Spielerisch bleiben die Begegnungen mit den mythischen Kreaturen zu blass.

Mehr wandern als gruseln

Spielerisch zitiert Through the Woods zwar alten und neuen Survival-Horror, wenn Karen schleicht, um von Trollen nicht gesehen zu werden oder die Huldra mit dem Licht ihrer Taschenlampe blendet. Auch diese Interaktion gelingt den Entwicklern allerdings nicht sehr gut, denn hat man die wenigen Gegner einmal durchschaut, ist man im Handumdrehen an ihnen vorbei. Mehr als das Schleichen in der Hocke, das An- und Abschalten der Taschenlampe sowie das Wedeln einer Fackel beherrscht Karen ohnehin nicht – entsprechend überschaubar sind die nur auf dem Papier interessanten Stealth-Action-Anleihen. Gelegentlich baut Through the Woods durch das Ankündigen eines neuen Gegners zwar Spannung auf, es bleibt aber immer mehr Wandersimulator als Horrorabenteuer.

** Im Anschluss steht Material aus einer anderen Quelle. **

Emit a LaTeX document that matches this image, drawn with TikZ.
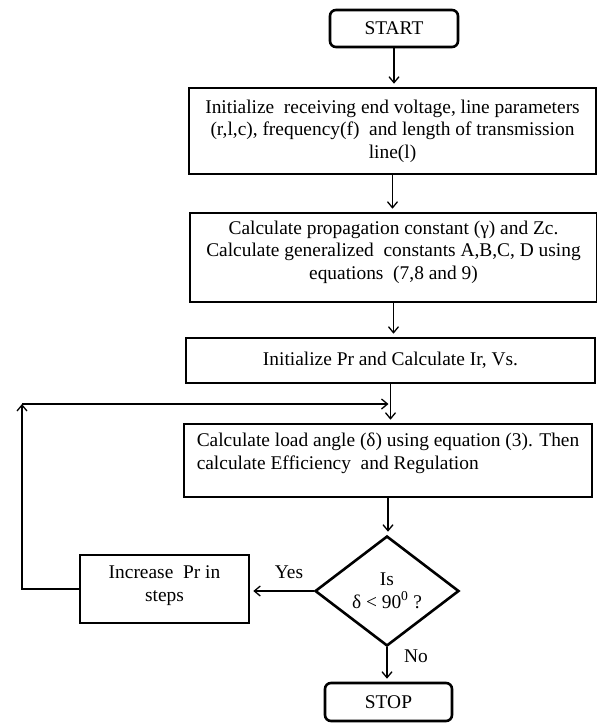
\documentclass[tikz,border=0pt]{standalone}
\usepackage{fontspec}
\setmainfont{Liberation Serif}
\usetikzlibrary{shapes.geometric,arrows.meta}

\begin{document}
\begin{tikzpicture}[x=1pt, y=-1pt, > = {Straight Barb[length=6pt,width=10pt]}, shorten > = 3pt, font=\fontsize{19.4}{22.5}\selectfont]
                \tikzstyle{bloco}=[rectangle, draw, line width=2.6pt, align=center, inner sep=0pt]
                \tikzstyle{terminal}=[bloco, rounded corners=6pt]
                \tikzstyle{teste}=[diamond, draw, line width=2.6pt, align=center, inner sep=0pt]
                \tikzstyle{seta}=[->, line width=1.3pt]

                    \useasboundingbox (0,0) rectangle (597,724);

                    % Blocos
                    \node[terminal, minimum width=128pt, minimum height=37pt] (start) at (394,28.5) {START};
                    \node[bloco, minimum width=407pt, minimum height=86pt] (init) at (392.5,131) {Initialize\ \ receiving end voltage, line parameters\\(r,l,c), frequency(f)\ \ and length of transmission\\line(l)};
                    \node[bloco, minimum width=407pt, minimum height=89pt] (calc) at (393.5,257.5) {Calculate propagation constant (γ) and Zc.\\Calculate generalized\ \ constants A,B,C, D using\\equations\ \ (7,8 and 9)\\[-8pt]\mbox{}};
                    \node[bloco, minimum width=409pt, minimum height=45pt] (initpr) at (390.5,360.5) {Initialize Pr and Calculate Ir, Vs.};
                    \node[bloco, align=left, minimum width=408pt, minimum height=73pt] (load) at (388,460.5) {Calculate load angle (δ) using equation (3). Then\\calculate Efficiency\ \ and Regulation\\[-4pt]\mbox{}};
                    \node[teste, minimum width=144pt, minimum height=110pt] (dec) at (387,591) {Is\\δ < 90\textsuperscript{0} ?};
                    \node[bloco, minimum width=169pt, minimum height=68pt] (inc) at (164.5,589) {Increase\ \ Pr in\\steps\\[-12pt]\mbox{}};
                    \node[terminal, minimum width=127pt, minimum height=38pt] (stop) at (388.5,702) {STOP};

                    \coordinate (canto) at (22,404);
                    \coordinate (junta) at (initpr.south |- canto);

                    % Setas
                    \draw[seta] (start) -- (start |- init.north);
                    \draw[seta] (init) -- (init |- calc.north);
                    \draw[seta] (calc) -- (calc |- initpr.north);
                    \draw[seta] (initpr) -- (initpr |- load.north);
                    \draw[seta] (load) -- (load |- dec.north);
                    \draw[seta] (dec) -- (dec -| inc.east);
                    \draw[seta] (dec) -- (dec |- stop.north);
                    \draw[seta, shorten > = 0pt] (inc) -| (canto);
                    \draw[seta, shorten > = 2pt] (canto) -- (junta);

                    % Rótulos
                    \node (sim) at (289,572) {Yes};
                    \node (nao) at (416,656) {No};
            \end{tikzpicture}
\end{document}
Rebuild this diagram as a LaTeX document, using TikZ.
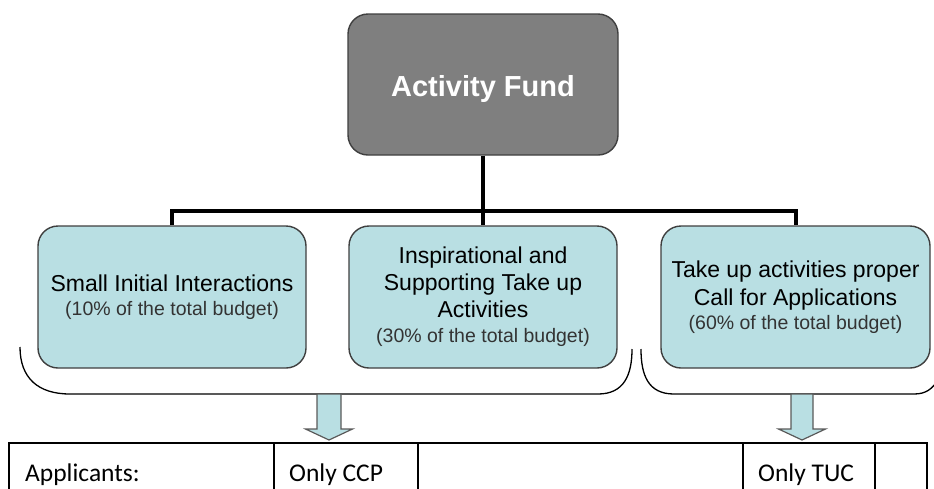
\documentclass[tikz,border=0pt]{standalone}
\usepackage{fontspec}
\setmainfont{Liberation Sans}
\newfontfamily\tablefont{Carlito}
\definecolor{boxblue}{HTML}{B9DFE3}
\definecolor{boxedge}{HTML}{3F3F3F}
\definecolor{topgray}{HTML}{7F7F7F}
\definecolor{subgray}{HTML}{333333}
\definecolor{arrowedge}{HTML}{5A5A5A}
\begin{document}
\begin{tikzpicture}[x=1pt,y=-1pt,
  fundbox/.style={draw=boxedge,line width=1.4pt,rounded corners=20pt,fill=boxblue,
    minimum width=268pt,minimum height=142pt,align=center,inner sep=2pt,
    font=\fontsize{23}{27}\selectfont},
  topbox/.style={draw=boxedge,line width=1.4pt,rounded corners=20pt,fill=topgray,
    minimum width=270pt,minimum height=141pt,text=white,
    font=\fontsize{29}{33}\selectfont\bfseries},
  bus/.style={line width=4pt,black},
  bracket/.style={line width=1.3pt,black},
  downarrow/.style={fill=boxblue,draw=arrowedge,line width=1.2pt,line join=miter},
  grid/.style={line width=1.5pt,black},
  celltext/.style={anchor=base west,inner sep=0pt,font=\tablefont\fontsize{25.5}{30}\selectfont}]
\useasboundingbox (0,0) rectangle (934,488);
\newcommand{\sub}[1]{{\fontsize{19.5}{23}\selectfont\color{subgray}#1}}

\node[topbox] (top) at (483,84.5) {\rule{0pt}{31pt}Activity Fund};
\node[fundbox] (left) at (172,297) {Small Initial Interactions\\[-3pt]\sub{(10\% of the total budget)}};
\node[fundbox] (mid) at (483,297) {Inspirational and\\[0pt]Supporting Take up\\[0pt]Activities\\[-2pt]\sub{(30\% of the total budget)}};
\node[fundbox,minimum width=269pt] (right) at (795.5,297) {Take up activities proper\\[1pt]Call for Applications\\[-3pt]\sub{(60\% of the total budget)}};

\coordinate (busc) at (483,211);
\draw[bus] (top.south) -- (mid.north);
\draw[bus] (left.north) |- (busc) -| (right.north);

% brackets
\draw[bracket] (20,347) .. controls (20,378) and (38,394) .. (70,394) -- (598,394)
  .. controls (624,394) and (632,375) .. (632,349);
\draw[bracket] (641,349) .. controls (641,375) and (648,394) .. (674,394) -- (914,394)
  .. controls (926,394) and (932,389) .. (938,380);

% arrows
\draw[downarrow] (317,394) -- (341,394) -- (341,429) -- (352.5,429) -- (329,440)
  -- (305.5,429) -- (317,429) -- cycle;
\draw[downarrow] (791,394) -- (813,394) -- (813,429) -- (825.5,429) -- (802,440)
  -- (778.5,429) -- (791,429) -- cycle;

% table
\draw[grid] (9,500) -- (9,443) -- (927,443) -- (927,500);
\foreach \cx in {274,418,743,875} \draw[grid] (\cx,443) -- (\cx,500);
\node[celltext] (app) at (25,481) {Applicants:};
\node[celltext] (ccp) at (289,481) {Only CCP};
\node[celltext] (tuc) at (758,481) {Only TUC};
\end{tikzpicture}
\end{document}
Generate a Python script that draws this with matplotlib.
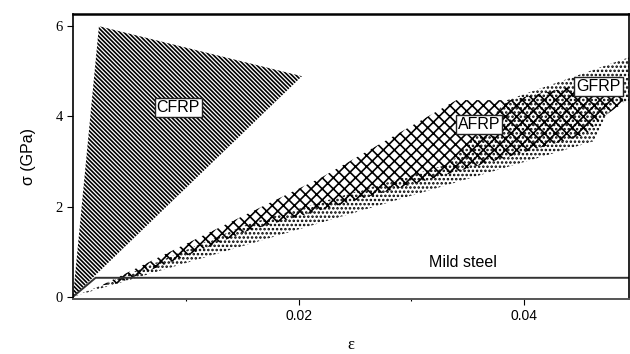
import matplotlib
matplotlib.use('Agg')
import matplotlib.pyplot as plt
from matplotlib.patches import Polygon

# ---------------- data (strain, stress GPa) ----------------
cfrp_eps = [0.0, 0.0023, 0.0203]
cfrp_sig = [0.0, 6.0, 4.89]

gfrp_eps = [0.0, 0.0462, 0.0472, 0.0480, 0.0493, 0.0493, 0.0385, 0.0334, 0.0156, 0.003]
gfrp_sig = [0.0, 3.45, 4.0, 4.3, 4.3, 5.31, 4.36, 2.95, 1.62, 0.3]

afrp_eps = [0.0025, 0.022, 0.034, 0.0388, 0.0485, 0.0488, 0.0468, 0.0455, 0.0334, 0.0156, 0.004]
afrp_sig = [0.25, 2.64, 4.36, 4.36, 4.9, 4.3, 3.95, 3.6, 2.73, 1.47, 0.3]

steel_eps = [0.0, 0.002, 0.0493]
steel_sig = [0.0, 0.42, 0.42]

labels = ['CFRP', 'AFRP', 'GFRP']
label_eps = [0.00933, 0.0360, 0.0466]
label_sig = [4.2, 3.82, 4.67]

xticks = [0.02, 0.04]
xticks_minor = [0.01, 0.03]
yticks = [0, 2, 4, 6]


def driver():
    plt.rcParams['hatch.linewidth'] = 1.2
    fig = plt.figure(figsize=(6.3, 3.54), dpi=100)
    ax = fig.add_axes([0.1159, 0.1554, 0.8825, 0.8051])

    # hatched regions
    ax.add_patch(Polygon(list(zip(gfrp_eps, gfrp_sig)), closed=True,
                         facecolor='none', edgecolor='black', linewidth=0,
                         hatch='....'))
    ax.add_patch(Polygon(list(zip(afrp_eps, afrp_sig)), closed=True,
                         facecolor='none', edgecolor='black', linewidth=0,
                         hatch='xxx'))
    ax.add_patch(Polygon(list(zip(cfrp_eps, cfrp_sig)), closed=True,
                         facecolor='none', edgecolor='black', linewidth=0,
                         hatch='\\' * 8))

    # mild steel
    ax.plot(steel_eps, steel_sig, color='#333333', lw=1.4)
    ax.text(0.0346, 0.76, 'Mild steel', ha='center', va='center',
            fontsize=11.5, family='Liberation Sans')

    for lab, x, y in zip(labels, label_eps, label_sig):
        ax.text(x, y, lab, ha='center', va='center', fontsize=11.5,
                family='Liberation Sans',
                bbox=dict(boxstyle='square,pad=0.12', fc='white', ec='#222222', lw=1.0))

    ax.set_xlim(0, 0.0493)
    ax.set_ylim(-0.05, 6.27)
    ax.set_xticks(xticks)
    ax.set_xticklabels(['0.02', '0.04'], family='Liberation Sans', fontsize=10)
    ax.set_xticks(xticks_minor, minor=True)
    ax.set_yticks(yticks)
    ax.set_yticklabels([str(t) for t in yticks], family='Liberation Serif', fontsize=10.5)
    ax.tick_params(axis='both', which='major', direction='out', length=4.5, width=0.8, pad=3)
    ax.tick_params(axis='x', which='minor', direction='out', length=1.5, width=0.8)

    for s in ['left', 'right']:
        ax.spines[s].set_linewidth(1.2)
    ax.spines['top'].set_linewidth(1.8)
    ax.spines['bottom'].set_linewidth(1.4)
    ax.spines['bottom'].set_color('#555555')

    ax.set_ylabel('σ (GPa)', family='Liberation Sans', fontsize=11.5, labelpad=14)
    ax.set_xlabel('ε', family='Liberation Serif', fontsize=12, labelpad=10)

    fig.savefig('out.png', dpi=100)


if __name__ == '__main__':
    driver()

Die Geschichte um Karen und ihren Sohn findet ein durchaus interessantes Ende, nachdem sich die Mutter auch ihren eigenen Dämonen gestellt hat. Doch insgesamt streicht das Abenteuer einfach zu belanglos vorbei. Zum Teil liegt das am oberflächlichen Abklappern der Checkpunkte, aber auch an den steifen Animationen und schlecht eingesprochenen Dialogen der wenigen zentralen Filmszenen.

Fazit

Wenn unheimliche Geräusche die nächtliche Stille durchbrechen und man Schritt für Schritt das Geheimnis um ein entführtes Kind aufdeckt, dann ist Through the Woods ein stimmungsvoller Ausflug in die Welt der nordischen Mythologie. Das Erkunden der recht aufwändigen Kulissen ist vor allem atmosphärisch gelungen und die typisch unaufgeregte Erzählweise der norwegischen Künstler eine gelungene Abwechslung zum überzeichneten Horror ähnlicher Spiele. Allerdings fehlt ihrem Abenteuer wichtige spielerische Tiefe. Zum einen nutzt Antagonist die nordische Mythologie lediglich als Vorwand, um Schauplatz und Gegner darzustellen, führt seine Spieler aber trotz Sammelgegenstände und lose verteilter Zettel kaum an deren erzählerische Besonderheiten heran. Zum anderen stellen die steifen Filmszenen wichtige Höhepunkte der Geschichte zu trocken dar, als dass eine emotionale Bindung zwischen Spielern und Spiel entstehen könnte. Das gelegentliche Schleichen oder Abwehren der Kreaturen ist zudem dermaßen simpel, dass Through the Woods die durch den guten Ton aufgebaute Spannung stets schnell wieder verliert. Eine nette Kurzgeschichte erlebt man in den etwa drei Stunden allemal - mehr aber leider nicht.

Pro

unaufgeregte Erzählung um Mythen und persönliche Schicksale
aufwändige, plastische Kulissen

Kontra

fehlende Spannung, weil Kreaturen leicht durchschaut sind
lieblos präsentierter Sammelkram
eindringlicher Ton und über weite Strecken gute Sprecherin der Hauptfigur...
... in wichtigen Szenen aber sehr steife Animationen und hölzerne Dialoge

Wertung

PC

Stimmungsvolle, spielerisch aber überschaubare Reise in die nordische Mythologie.